Monarchy 'untouchable'

Monarchy 'untouchable'

Prayut warns MPs on charter bill changes

The People Go, an activists’ network, holds a press conference in front of Democracy Monument on Nov 16, 2020 to urge parliament to accept the ‘people’s version’ of the charter amendment draft. Lawmakers will on Wednesday decide whether to accept the bill in the first reading. (Photo: Varuth Hirunyatheb)
The People Go, an activists’ network, holds a press conference in front of Democracy Monument on Nov 16, 2020 to urge parliament to accept the ‘people’s version’ of the charter amendment draft. Lawmakers will on Wednesday decide whether to accept the bill in the first reading. (Photo: Varuth Hirunyatheb)

Prime Minister Prayut Chan-o-cha has warned that the ongoing charter amendment process must leave the royal institution untouched.

Gen Prayut made the remarks as he chaired a mobile cabinet meeting in Krabi, according to sources at the meeting.

During the meeting, he was briefed on Tuesday's parliamentary debate on a charter amendment bill pushing for "a people's constitution". Lawmakers will on Wednesday decide whether to accept the bill in the first reading.

Gen Prayut was quoted by the sources as saying: "The country, the religion and the monarchy must remain [intact]. MPs must not act in a way that affects the royal institution."

The prime minister also stressed the need for government MPs to abide by party resolutions when they vote on the bill, the sources said.

After the cabinet meeting, Gen Prayut held a discussion behind closed doors with Deputy Prime Minister and leader of the ruling Palang Pracharath Party (PPRP) Prawit Wongsuwon and Interior Minister Anupong Paojinda for about an hour, the sources said.

Natural Resources and Environment Minister Varawut Silpa-archa, who chairs the coalition Chartthaipattana Party's policy and strategy committee, said that party MPs will discuss how to vote on the bill before today's vote.
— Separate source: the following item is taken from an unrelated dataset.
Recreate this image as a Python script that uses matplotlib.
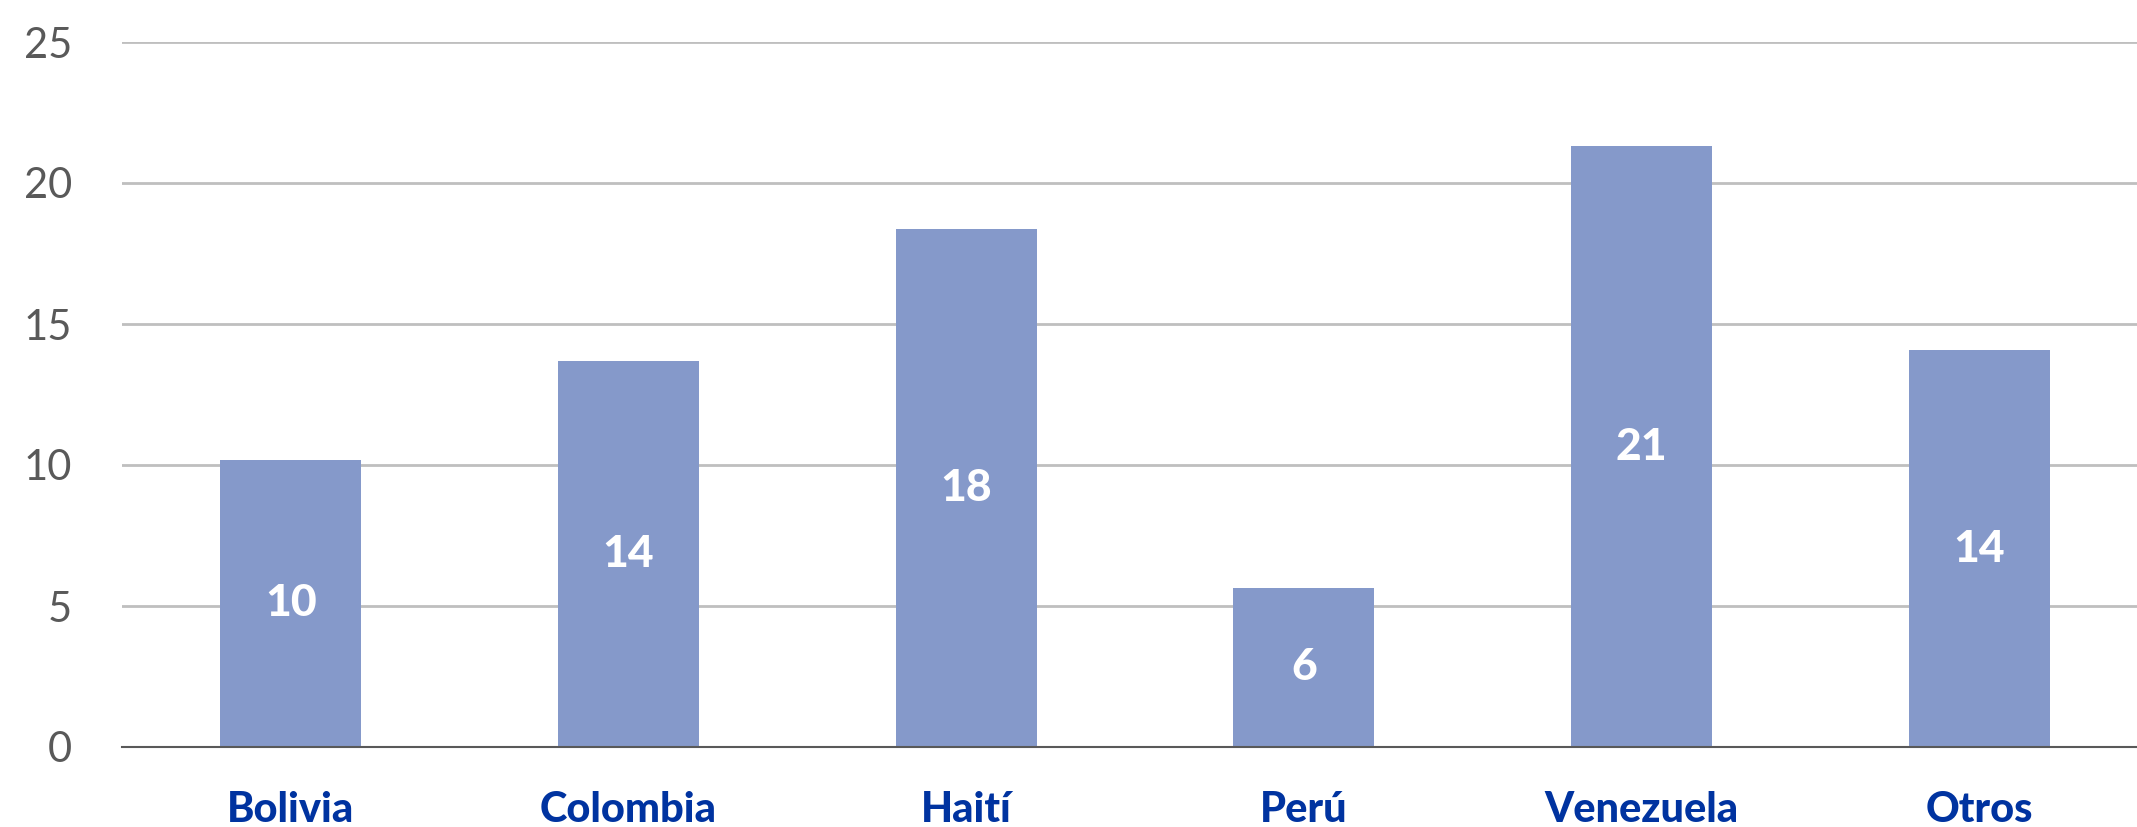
import matplotlib.pyplot as plt
import numpy as np

# data
paises = ["Bolivia", "Colombia", "Haití", "Perú", "Venezuela", "Otros"]
valores = [10.18, 13.69, 18.37, 5.65, 21.31, 14.07]
etiquetas = ["10", "14", "18", "6", "21", "14"]
yticks = [0, 5, 10, 15, 20, 25]

plt.rcParams['font.family'] = ['Lato', 'DejaVu Sans']

fig = plt.figure(figsize=(21.37, 8.27), dpi=100)
# plot area runs a little past the right edge, as in the reference
ax = fig.add_axes([122 / 2137, 1 - 747 / 827, 2026 / 2137, (747 - 42) / 827])

x = np.arange(len(paises))
bars = ax.bar(x, valores, width=0.417, color="#8599CA", zorder=2)

# labels in the middle of the bars
for b, lab in zip(bars, etiquetas):
    ax.text(b.get_x() + b.get_width() / 2, b.get_height() / 2, lab,
            ha="center", va="center", color="white", fontsize=32, fontweight="black")

ax.set_xlim(-0.5, len(paises) - 0.5)
ax.set_ylim(0, 25)
ax.set_yticks(yticks)
ax.set_xticks(x)
ax.set_xticklabels(paises, fontsize=30, fontweight="black", color="#0033A0")
ax.tick_params(axis="x", length=0, pad=32)
ax.tick_params(axis="y", length=0, pad=36, labelsize=30, labelcolor="#595959")

ax.yaxis.grid(True, color="#BFBFBF", linewidth=2, zorder=0)
for s in ["top", "right", "left"]:
    ax.spines[s].set_visible(False)
ax.spines["bottom"].set_color("#595959")
ax.spines["bottom"].set_linewidth(1.5)
ax.spines["bottom"].set_zorder(3)

fig.savefig("out.png", dpi=100)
He said many party MPs told him they would reject the bill because the current constitution was endorsed at a referendum on Aug 7, 2016.

Asked about possible unrest if the bill is rejected, Mr Varawut said supporters of the bill should respect the more than 16 million people who voted in support of it at the referendum.

The bill, which has the support of more than 135,000 eligible voters, proposes six key changes to the 2017 Constitution.

They include a proposal seeking to abolish the Senate, which is seen as the proxy for the now-dissolved National Council for Peace and Order. It also seeks to increase the MPs' and opposition's power to scrutinise government actions.

The bill is being sponsored by the Internet Law Reform Dialogue (iLaw), the Re-Solution group, the Progressive Movement and the Move Forward Party.

Digital Economy and Society Minister Chaiwut Thanakamanusorn, who sits on the PPRP's executive board, said the bill contains proposals that are hostile toward the Senate and thus senators are expected to reject it.

He added that the PPRP would hold a meeting today to decide how to proceed with the vote. "We have to listen to all groups in society, not any group in particular," Mr Chaiwut said.

Piyabutr Saengkanokkul, secretary-general of the Progressive Movement, voiced disagreement with the current constitution which allows senators to decide on the passage of charter amendment proposals. The bill requires the support of at least one-third of the Senate, or 84 senators, and at least 20% of opposition MPs, or 43, to pass.

"It is strange that fewer than 100 senators are allowed to block charter amendment proposals," he said, adding senators should make sacrifices by voting to scrap the Senate.

Mr Piyabutr encouraged parliamentarians to vote to accept the bill through to a third and final reading. If it passes the third reading, it will still be put to a referendum, he said.